Data records:
[start]

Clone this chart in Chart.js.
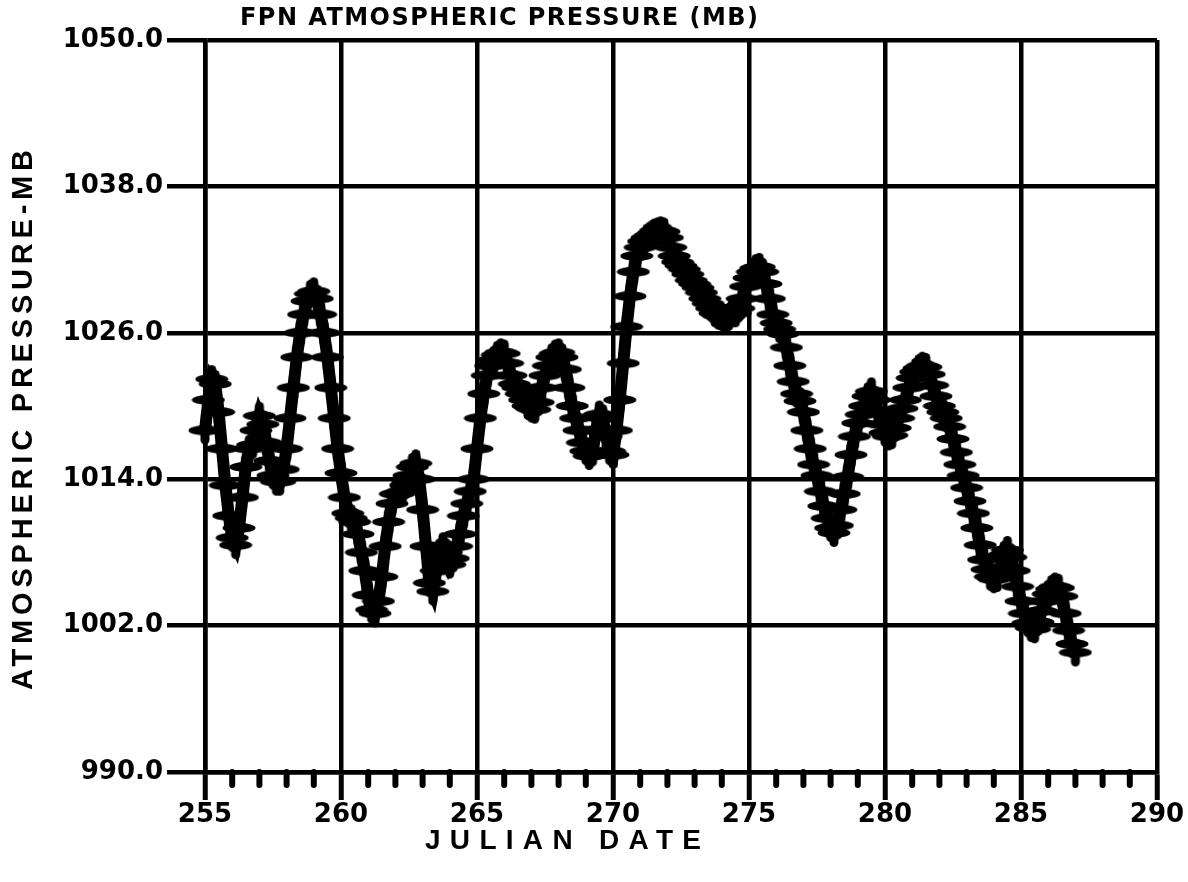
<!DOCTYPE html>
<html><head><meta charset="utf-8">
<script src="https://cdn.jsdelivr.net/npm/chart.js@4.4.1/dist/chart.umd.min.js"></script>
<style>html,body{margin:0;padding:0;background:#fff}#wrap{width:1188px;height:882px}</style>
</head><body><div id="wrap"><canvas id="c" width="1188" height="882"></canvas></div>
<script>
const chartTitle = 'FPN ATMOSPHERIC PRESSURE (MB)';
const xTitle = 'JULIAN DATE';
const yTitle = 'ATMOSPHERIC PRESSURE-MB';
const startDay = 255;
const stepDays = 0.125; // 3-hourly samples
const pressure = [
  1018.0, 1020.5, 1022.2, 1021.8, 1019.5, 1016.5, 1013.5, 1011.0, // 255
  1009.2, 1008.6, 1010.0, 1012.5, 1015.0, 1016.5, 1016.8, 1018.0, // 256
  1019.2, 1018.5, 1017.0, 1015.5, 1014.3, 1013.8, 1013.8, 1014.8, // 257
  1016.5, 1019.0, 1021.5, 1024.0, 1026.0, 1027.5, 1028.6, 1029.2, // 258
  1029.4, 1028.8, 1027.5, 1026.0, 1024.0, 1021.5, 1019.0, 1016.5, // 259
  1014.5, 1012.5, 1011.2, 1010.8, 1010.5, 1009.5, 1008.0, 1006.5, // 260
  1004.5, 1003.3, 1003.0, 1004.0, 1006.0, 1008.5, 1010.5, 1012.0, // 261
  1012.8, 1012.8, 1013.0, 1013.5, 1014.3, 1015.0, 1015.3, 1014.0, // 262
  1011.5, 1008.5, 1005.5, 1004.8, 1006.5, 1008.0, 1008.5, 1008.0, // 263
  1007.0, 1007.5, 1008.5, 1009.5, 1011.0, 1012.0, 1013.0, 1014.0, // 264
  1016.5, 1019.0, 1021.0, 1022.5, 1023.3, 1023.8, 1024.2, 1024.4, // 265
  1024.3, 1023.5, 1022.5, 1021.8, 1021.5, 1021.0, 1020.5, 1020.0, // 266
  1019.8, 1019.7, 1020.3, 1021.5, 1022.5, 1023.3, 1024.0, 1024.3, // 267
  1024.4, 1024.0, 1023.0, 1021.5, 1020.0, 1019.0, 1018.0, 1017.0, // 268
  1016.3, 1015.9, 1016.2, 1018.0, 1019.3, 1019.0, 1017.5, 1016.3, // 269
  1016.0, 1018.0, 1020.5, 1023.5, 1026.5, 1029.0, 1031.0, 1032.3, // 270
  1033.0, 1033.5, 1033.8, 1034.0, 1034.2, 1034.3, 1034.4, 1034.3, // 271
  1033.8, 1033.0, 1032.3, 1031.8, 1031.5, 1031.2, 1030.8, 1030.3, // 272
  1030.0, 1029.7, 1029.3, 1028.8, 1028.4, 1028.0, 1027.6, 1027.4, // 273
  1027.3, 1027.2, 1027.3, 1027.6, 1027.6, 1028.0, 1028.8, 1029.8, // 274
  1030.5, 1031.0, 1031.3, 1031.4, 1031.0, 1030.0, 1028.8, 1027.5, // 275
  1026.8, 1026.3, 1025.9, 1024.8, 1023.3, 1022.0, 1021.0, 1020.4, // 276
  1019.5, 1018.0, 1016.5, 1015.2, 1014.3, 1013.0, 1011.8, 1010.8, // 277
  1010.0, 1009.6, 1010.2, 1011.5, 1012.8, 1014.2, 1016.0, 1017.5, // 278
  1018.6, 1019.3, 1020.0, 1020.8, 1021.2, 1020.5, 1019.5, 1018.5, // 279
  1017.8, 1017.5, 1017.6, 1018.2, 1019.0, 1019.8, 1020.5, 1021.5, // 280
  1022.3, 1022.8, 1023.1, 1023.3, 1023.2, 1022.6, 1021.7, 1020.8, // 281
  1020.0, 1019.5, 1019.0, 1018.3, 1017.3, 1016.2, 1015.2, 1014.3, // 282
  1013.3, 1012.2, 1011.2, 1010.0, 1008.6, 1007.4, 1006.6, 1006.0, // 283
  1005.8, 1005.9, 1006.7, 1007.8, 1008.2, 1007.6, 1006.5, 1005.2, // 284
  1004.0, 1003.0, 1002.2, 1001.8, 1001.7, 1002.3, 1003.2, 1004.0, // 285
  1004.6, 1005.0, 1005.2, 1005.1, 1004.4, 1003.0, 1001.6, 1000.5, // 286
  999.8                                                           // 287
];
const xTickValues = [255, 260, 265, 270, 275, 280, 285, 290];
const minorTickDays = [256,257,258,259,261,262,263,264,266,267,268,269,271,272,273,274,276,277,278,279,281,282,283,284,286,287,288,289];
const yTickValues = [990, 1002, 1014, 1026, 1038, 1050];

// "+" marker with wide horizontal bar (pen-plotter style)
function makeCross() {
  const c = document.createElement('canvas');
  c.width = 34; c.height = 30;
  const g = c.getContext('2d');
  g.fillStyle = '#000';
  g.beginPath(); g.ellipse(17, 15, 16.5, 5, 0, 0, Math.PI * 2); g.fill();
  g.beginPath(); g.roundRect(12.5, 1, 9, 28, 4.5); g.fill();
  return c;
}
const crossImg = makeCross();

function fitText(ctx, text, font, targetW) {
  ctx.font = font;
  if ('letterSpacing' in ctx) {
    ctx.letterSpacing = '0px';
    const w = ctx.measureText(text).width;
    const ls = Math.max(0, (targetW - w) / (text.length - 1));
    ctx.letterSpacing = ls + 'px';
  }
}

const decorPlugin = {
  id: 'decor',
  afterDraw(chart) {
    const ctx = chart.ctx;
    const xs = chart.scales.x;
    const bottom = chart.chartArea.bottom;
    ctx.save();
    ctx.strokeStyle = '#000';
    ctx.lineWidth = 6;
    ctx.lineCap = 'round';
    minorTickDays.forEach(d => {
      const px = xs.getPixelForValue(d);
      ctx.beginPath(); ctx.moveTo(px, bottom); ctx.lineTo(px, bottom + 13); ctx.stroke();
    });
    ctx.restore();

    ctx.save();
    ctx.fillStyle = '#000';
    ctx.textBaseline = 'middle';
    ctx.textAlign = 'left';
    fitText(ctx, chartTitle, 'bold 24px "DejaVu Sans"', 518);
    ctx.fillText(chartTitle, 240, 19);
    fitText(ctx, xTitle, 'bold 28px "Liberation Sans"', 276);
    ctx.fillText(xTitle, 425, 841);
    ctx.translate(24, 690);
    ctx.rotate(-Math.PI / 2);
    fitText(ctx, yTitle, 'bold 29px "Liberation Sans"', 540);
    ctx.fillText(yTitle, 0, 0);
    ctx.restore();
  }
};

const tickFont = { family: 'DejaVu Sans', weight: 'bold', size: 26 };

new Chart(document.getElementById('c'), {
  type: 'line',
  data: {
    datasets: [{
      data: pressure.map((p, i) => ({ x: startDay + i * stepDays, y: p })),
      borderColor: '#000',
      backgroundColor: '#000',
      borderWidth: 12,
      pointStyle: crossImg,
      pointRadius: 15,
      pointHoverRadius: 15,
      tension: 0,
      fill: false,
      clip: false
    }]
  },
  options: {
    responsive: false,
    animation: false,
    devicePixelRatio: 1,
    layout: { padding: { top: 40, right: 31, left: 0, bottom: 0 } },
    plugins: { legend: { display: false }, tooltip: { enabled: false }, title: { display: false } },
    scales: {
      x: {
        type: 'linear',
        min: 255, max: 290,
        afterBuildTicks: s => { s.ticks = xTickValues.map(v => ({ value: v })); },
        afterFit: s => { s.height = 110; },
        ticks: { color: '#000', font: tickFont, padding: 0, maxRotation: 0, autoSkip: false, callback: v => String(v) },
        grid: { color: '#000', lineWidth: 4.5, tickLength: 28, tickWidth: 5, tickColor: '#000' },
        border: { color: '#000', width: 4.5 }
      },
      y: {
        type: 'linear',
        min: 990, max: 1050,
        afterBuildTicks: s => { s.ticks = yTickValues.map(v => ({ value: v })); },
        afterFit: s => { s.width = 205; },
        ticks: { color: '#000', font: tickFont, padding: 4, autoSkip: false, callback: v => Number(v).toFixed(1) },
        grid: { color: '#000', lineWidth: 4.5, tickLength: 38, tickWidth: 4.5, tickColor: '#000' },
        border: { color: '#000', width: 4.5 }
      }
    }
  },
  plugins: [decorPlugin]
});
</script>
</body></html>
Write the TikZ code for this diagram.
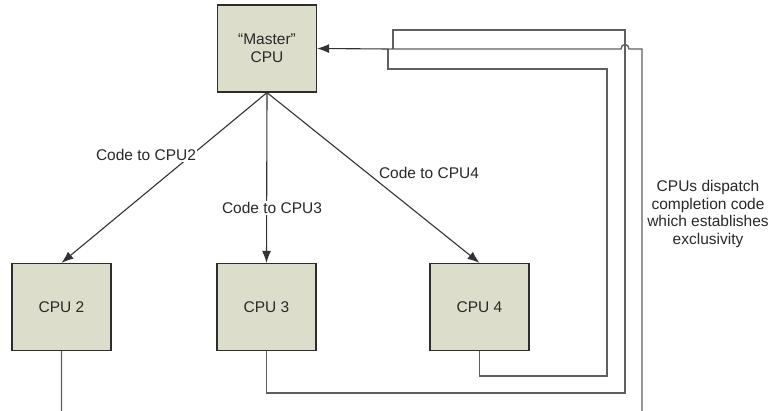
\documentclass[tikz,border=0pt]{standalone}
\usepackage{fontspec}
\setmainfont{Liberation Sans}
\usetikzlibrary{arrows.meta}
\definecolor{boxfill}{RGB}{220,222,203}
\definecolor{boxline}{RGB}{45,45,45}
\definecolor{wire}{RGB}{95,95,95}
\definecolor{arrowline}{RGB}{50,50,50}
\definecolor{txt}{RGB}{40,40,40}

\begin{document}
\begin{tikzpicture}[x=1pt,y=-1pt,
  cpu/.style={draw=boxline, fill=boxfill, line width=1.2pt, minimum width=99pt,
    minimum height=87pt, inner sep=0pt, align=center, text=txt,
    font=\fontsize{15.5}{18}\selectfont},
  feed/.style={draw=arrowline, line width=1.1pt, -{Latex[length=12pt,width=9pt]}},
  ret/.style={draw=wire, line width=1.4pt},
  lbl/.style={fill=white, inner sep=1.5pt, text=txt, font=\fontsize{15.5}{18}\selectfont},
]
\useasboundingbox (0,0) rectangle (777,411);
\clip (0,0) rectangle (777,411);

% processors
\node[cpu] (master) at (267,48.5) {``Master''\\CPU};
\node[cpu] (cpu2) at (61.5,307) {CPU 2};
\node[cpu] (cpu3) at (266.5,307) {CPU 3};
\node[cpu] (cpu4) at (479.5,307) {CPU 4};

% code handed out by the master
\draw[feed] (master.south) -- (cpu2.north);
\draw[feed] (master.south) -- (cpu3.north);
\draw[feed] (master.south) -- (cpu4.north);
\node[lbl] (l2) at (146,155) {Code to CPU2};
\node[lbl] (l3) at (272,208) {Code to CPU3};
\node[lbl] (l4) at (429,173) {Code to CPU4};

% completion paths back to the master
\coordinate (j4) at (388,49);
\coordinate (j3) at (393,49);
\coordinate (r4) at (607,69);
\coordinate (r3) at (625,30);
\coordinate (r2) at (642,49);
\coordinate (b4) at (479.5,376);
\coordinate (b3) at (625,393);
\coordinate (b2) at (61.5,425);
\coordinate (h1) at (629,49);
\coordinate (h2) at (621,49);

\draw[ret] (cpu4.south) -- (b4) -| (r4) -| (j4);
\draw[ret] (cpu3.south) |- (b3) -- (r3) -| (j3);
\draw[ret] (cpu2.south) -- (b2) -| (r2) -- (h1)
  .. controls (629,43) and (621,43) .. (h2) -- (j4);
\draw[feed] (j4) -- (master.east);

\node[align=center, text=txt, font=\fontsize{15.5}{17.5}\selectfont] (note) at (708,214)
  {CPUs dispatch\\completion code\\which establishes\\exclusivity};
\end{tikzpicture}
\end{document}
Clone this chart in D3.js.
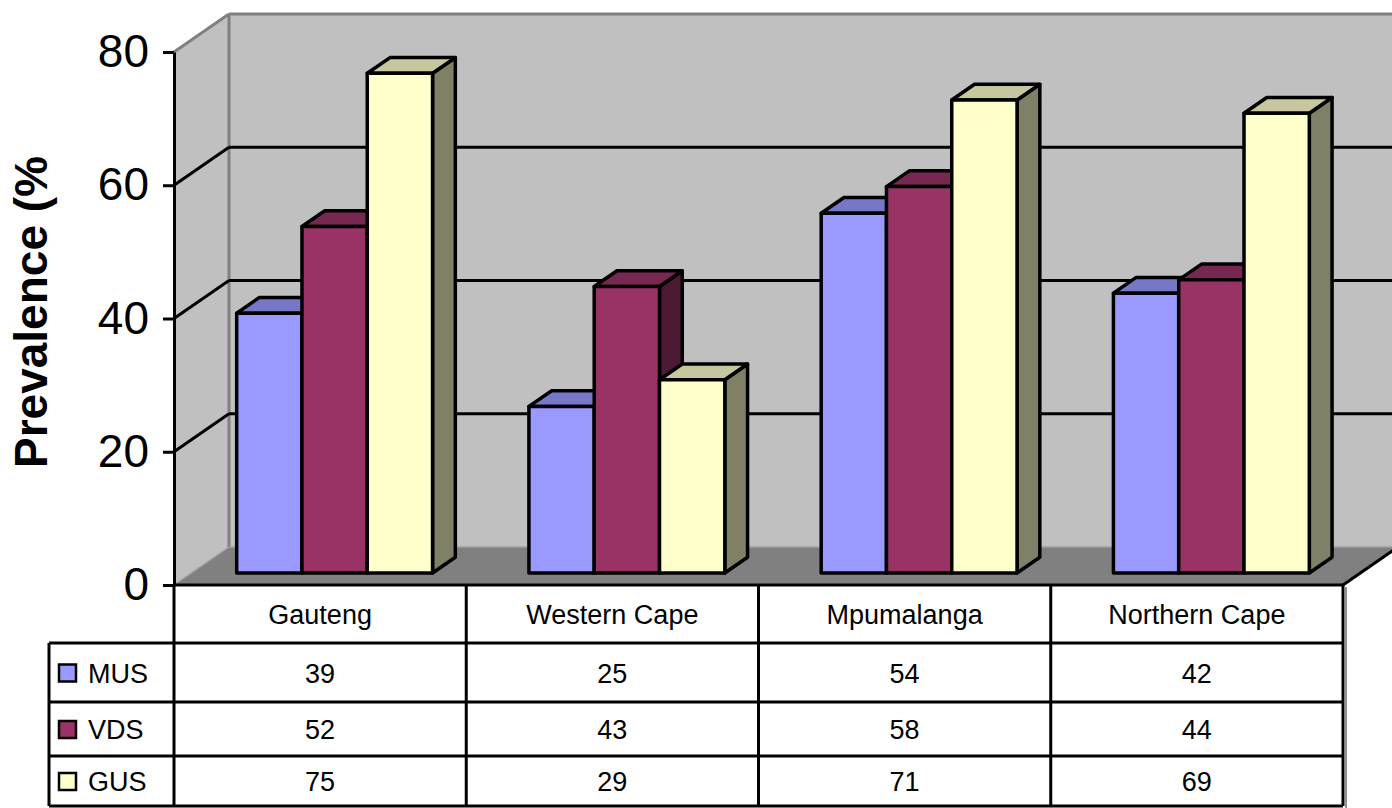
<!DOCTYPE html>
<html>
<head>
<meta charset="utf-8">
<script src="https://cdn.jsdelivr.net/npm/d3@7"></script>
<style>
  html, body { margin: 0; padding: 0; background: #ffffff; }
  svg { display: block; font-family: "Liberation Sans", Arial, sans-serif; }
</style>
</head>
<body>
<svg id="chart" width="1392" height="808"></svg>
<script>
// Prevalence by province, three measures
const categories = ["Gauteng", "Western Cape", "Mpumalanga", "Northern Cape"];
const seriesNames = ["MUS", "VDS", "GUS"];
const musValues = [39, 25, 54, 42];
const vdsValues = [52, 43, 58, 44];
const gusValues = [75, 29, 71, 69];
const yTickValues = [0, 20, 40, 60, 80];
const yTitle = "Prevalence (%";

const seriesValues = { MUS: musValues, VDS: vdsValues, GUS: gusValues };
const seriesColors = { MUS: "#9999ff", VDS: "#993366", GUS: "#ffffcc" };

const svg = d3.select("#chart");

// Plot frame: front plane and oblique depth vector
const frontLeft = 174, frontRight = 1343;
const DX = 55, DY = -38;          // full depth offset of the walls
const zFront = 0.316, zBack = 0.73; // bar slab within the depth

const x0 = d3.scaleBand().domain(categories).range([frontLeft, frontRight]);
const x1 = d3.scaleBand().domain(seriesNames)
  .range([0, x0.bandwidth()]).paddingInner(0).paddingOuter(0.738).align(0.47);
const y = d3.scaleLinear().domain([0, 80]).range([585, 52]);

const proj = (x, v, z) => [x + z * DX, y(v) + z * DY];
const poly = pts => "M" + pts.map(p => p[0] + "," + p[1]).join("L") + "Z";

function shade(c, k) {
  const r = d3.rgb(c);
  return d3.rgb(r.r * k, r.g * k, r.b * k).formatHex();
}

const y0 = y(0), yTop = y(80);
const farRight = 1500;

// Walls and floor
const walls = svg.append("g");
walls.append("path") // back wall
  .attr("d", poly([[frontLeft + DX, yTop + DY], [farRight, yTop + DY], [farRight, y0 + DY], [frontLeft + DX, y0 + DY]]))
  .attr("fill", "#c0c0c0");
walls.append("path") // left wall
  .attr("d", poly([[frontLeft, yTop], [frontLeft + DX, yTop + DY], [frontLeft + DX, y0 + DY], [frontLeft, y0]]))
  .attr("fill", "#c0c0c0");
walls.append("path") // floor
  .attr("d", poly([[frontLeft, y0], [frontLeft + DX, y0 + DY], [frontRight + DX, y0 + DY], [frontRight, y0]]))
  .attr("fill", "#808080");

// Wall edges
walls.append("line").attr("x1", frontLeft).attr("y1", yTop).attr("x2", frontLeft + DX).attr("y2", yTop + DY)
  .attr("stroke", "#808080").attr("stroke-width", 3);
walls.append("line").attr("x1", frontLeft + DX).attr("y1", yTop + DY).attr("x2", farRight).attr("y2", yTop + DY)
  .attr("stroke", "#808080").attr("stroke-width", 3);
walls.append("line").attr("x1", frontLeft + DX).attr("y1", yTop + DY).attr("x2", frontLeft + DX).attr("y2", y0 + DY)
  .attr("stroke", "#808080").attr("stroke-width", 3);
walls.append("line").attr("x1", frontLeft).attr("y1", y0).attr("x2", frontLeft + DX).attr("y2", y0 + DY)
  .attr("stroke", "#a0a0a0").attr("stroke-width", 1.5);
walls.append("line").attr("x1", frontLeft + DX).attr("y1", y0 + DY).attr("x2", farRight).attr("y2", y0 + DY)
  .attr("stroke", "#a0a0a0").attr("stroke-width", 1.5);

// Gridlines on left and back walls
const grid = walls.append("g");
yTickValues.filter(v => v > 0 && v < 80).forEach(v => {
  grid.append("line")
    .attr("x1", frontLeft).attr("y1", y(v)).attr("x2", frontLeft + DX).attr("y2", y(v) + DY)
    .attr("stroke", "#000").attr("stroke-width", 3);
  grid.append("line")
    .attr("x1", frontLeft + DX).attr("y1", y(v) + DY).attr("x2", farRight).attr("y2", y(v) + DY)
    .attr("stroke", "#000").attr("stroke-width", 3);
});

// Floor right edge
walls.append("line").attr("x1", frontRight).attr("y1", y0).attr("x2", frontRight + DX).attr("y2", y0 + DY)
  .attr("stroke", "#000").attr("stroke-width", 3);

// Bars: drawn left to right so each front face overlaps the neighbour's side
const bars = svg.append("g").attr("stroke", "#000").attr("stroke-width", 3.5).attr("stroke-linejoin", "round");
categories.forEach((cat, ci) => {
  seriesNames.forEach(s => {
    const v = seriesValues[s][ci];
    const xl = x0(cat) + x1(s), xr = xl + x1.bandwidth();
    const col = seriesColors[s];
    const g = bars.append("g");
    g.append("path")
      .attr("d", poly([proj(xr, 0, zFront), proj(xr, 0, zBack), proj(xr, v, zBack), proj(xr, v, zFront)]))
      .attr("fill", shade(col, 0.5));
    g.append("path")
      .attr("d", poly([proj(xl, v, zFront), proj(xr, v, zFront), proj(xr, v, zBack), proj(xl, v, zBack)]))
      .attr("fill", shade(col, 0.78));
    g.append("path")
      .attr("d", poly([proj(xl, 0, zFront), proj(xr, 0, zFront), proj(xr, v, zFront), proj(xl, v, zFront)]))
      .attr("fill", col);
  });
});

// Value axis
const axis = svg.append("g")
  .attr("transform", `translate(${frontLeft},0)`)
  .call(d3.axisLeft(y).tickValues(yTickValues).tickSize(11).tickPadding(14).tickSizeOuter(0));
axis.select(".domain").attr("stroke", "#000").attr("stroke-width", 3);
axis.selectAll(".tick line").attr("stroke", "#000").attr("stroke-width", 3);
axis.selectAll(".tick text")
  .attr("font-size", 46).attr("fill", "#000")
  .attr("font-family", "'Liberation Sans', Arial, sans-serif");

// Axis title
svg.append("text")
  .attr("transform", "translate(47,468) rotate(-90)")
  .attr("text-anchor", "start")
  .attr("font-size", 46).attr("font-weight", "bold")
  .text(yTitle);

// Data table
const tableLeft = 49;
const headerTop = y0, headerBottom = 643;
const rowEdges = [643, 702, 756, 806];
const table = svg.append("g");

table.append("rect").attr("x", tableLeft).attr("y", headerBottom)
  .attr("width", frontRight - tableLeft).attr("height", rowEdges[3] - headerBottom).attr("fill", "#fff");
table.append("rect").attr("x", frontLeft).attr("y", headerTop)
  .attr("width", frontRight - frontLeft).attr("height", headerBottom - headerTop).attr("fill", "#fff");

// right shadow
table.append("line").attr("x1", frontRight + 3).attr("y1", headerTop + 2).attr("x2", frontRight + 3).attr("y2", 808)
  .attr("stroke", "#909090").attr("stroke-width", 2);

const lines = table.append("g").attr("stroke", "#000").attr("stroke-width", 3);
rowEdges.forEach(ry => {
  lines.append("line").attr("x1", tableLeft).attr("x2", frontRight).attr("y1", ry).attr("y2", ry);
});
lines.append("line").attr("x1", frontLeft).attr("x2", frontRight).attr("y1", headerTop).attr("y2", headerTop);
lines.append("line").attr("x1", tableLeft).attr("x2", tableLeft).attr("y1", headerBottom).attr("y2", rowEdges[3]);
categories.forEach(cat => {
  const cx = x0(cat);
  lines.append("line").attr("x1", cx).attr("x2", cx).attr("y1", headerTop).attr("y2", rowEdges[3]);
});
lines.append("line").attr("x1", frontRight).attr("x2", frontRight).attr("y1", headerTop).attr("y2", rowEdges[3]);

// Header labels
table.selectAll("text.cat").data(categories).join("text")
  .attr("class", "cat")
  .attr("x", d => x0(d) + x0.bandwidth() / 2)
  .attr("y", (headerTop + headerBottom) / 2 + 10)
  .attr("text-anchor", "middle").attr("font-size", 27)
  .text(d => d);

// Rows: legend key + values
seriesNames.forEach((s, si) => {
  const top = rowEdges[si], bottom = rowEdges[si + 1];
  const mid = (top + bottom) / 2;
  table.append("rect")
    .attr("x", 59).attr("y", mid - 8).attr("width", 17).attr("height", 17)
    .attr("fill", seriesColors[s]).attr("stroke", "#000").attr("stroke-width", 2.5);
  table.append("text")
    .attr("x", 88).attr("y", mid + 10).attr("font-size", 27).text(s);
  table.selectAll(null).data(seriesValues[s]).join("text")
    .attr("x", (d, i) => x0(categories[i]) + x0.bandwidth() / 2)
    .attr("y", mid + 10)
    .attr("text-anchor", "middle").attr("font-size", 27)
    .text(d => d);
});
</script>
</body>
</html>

[end]

Keep to the stretch from the line containing "Clone this chart in D3.js." through the line containing "const farRight = 1500;", both ends included, and copy it exactly from the listing above, minus the pictures.

## [The output]
Clone this chart in D3.js.
<!DOCTYPE html>
<html>
<head>
<meta charset="utf-8">
<script src="https://cdn.jsdelivr.net/npm/d3@7"></script>
<style>
  html, body { margin: 0; padding: 0; background: #ffffff; }
  svg { display: block; font-family: "Liberation Sans", Arial, sans-serif; }
</style>
</head>
<body>
<svg id="chart" width="1392" height="808"></svg>
<script>
// Prevalence by province, three measures
const categories = ["Gauteng", "Western Cape", "Mpumalanga", "Northern Cape"];
const seriesNames = ["MUS", "VDS", "GUS"];
const musValues = [39, 25, 54, 42];
const vdsValues = [52, 43, 58, 44];
const gusValues = [75, 29, 71, 69];
const yTickValues = [0, 20, 40, 60, 80];
const yTitle = "Prevalence (%";

const seriesValues = { MUS: musValues, VDS: vdsValues, GUS: gusValues };
const seriesColors = { MUS: "#9999ff", VDS: "#993366", GUS: "#ffffcc" };

const svg = d3.select("#chart");

// Plot frame: front plane and oblique depth vector
const frontLeft = 174, frontRight = 1343;
const DX = 55, DY = -38;          // full depth offset of the walls
const zFront = 0.316, zBack = 0.73; // bar slab within the depth

const x0 = d3.scaleBand().domain(categories).range([frontLeft, frontRight]);
const x1 = d3.scaleBand().domain(seriesNames)
  .range([0, x0.bandwidth()]).paddingInner(0).paddingOuter(0.738).align(0.47);
const y = d3.scaleLinear().domain([0, 80]).range([585, 52]);

const proj = (x, v, z) => [x + z * DX, y(v) + z * DY];
const poly = pts => "M" + pts.map(p => p[0] + "," + p[1]).join("L") + "Z";

function shade(c, k) {
  const r = d3.rgb(c);
  return d3.rgb(r.r * k, r.g * k, r.b * k).formatHex();
}

const y0 = y(0), yTop = y(80);
const farRight = 1500;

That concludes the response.